How to protect your garden in Winter
As temperatures plummet, we must ensure our gardens are protected from the harsh effects of winter. By preparing your garden for the colder months, you can relax knowing all of your hard work has been shielded from a range of weather-related problems. There are a number of preventative measures you can take to ensure your garden is subjected to minimum seasonal damage as you put your garden to bed.
Mulching involves applying a layer of organic material to the surface layer of the soil. This mixture usually includes a combination of grass, leaves, straw and bark. By mulching your plants and trees, you can improve soil quality, retain moisture and prevent roots from freezing over. Mulching also prevents weeds from growing during the winter months when your garden is likely to receive the least amount of care and attention.
Cover your plants
Covering your plants protects them from any ice damage and reduces moisture loss. There are a number of covering materials to choose from, but seasoned gardeners often recommend installing netting to protect your garden. This ensures you are giving your plants the best possible chance at surviving the harsh winter climate. By investing in garden netting, you can also safeguard your plants from pests who may be tempted to feast on any exposed roots and leaves.
Move your plants
As well as being covered, plants can also benefit from being moved. By relocating plants to a warmer or shadier section of the garden, or even into a greenhouse, they are more likely to rebloom again next spring. You must also remember to uproot as much of the plant as possible. This reduces the chances of any roots being left behind in the soil which can prevent the plant from flourishing in its new location. A thick layer of mulch and ample water applied to the base of the plant after replanting can also retain moisture and avert the growth of any perennial weeds.

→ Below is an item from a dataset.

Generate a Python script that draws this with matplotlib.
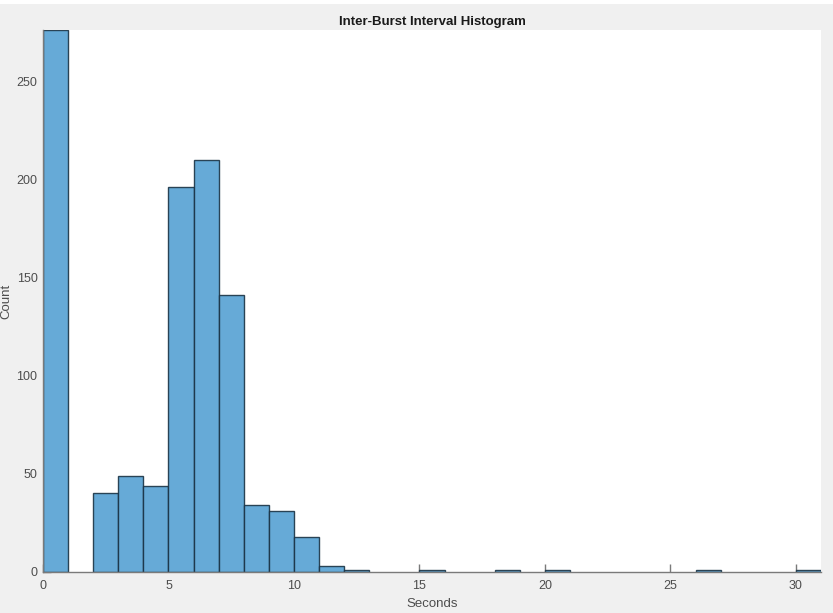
import numpy as np
import matplotlib
matplotlib.use("Agg")
import matplotlib.pyplot as plt
from matplotlib.patches import Rectangle

plt.rcParams['font.family'] = ['Liberation Sans', 'DejaVu Sans']

# Histogram of inter-burst intervals, 1-second bins from 0 to 31 s
bin_edges = np.arange(0, 32, 1)
counts = [276, 0, 40, 49, 44, 196, 210, 141, 34, 31, 18, 3, 1, 0, 0, 1,
          0, 0, 1, 0, 1, 0, 0, 0, 0, 0, 1, 0, 0, 0, 1]
x_ticks = [0, 5, 10, 15, 20, 25, 30]
y_ticks = [0, 50, 100, 150, 200, 250]

text_col = '#4d4d4d'
axis_col = '#7a7a7a'

fig = plt.figure(figsize=(8.33, 6.13), dpi=100, facecolor='#f0f0f0')
# thin white band along the top edge of the window
fig.patches.append(Rectangle((0, 1 - 4 / 613), 1, 4 / 613, transform=fig.transFigure,
                             facecolor='white', edgecolor='none', zorder=0))

ax = fig.add_axes([43 / 833, 41 / 613, (821 - 43) / 833, (572 - 30) / 613])
ax.set_facecolor('white')

counts_arr = np.asarray(counts)
left = bin_edges[:-1]
nz = counts_arr > 0
ax.bar(left[nz], counts_arr[nz], width=1.0, align='edge',
       color='#66aad7', edgecolor=(0.1, 0.2, 0.27, 0.9), linewidth=1.0, zorder=2)

ax.set_xlim(0, 31)
ax.set_ylim(0, 276)
ax.set_xticks(x_ticks)
ax.set_yticks(y_ticks)

for side in ('top', 'right'):
    ax.spines[side].set_visible(False)
for side in ('left', 'bottom'):
    ax.spines[side].set_color(axis_col)
    ax.spines[side].set_linewidth(1.0)
    ax.spines[side].set_zorder(3)

ax.tick_params(direction='in', length=6, width=1.0, color=axis_col,
               labelcolor=text_col, labelsize=9)
ax.tick_params(axis='x', pad=6)
ax.tick_params(axis='y', pad=4)

ax.set_title('Inter-Burst Interval Histogram', fontsize=9.5, fontweight='bold',
             color='#1a1a1a', pad=3.5)
ax.set_xlabel('Seconds', fontsize=9.5, color=text_col, labelpad=4)
ax.set_ylabel('Count', fontsize=9.5, color=text_col, labelpad=3)

fig.savefig('out.png', dpi=100, facecolor=fig.get_facecolor())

Water your plants regularly
It may sound surprising but regularly watered soil can protect plants from frost damage. Moist soil acts as an insulator to prevent plants from freezing over when temperatures fall below zero. Heat originates in the soil and radiates upwards, warming the plant as night falls. Plants should be saturated in the afternoon before temperatures drop as wet soil exposed to cooler temperatures can trigger frost heave. However, it is important not to overwater your garden as plants and shrubs tend to absorb moisture at a slower pace during winter and this can lead to poor drainage and waterlogged soil.
Fertilise your plants
Although fertilisation is not normally recommended in winter, it can also give your garden a head start for spring. Fertilisation can strengthen plants at the root and ensure they keep growing despite winter dormancy. One application is usually enough to tide your garden over roots until warmer climates return.
By following these steps, you can prevent your garden from falling victim to the harsh effects of winter.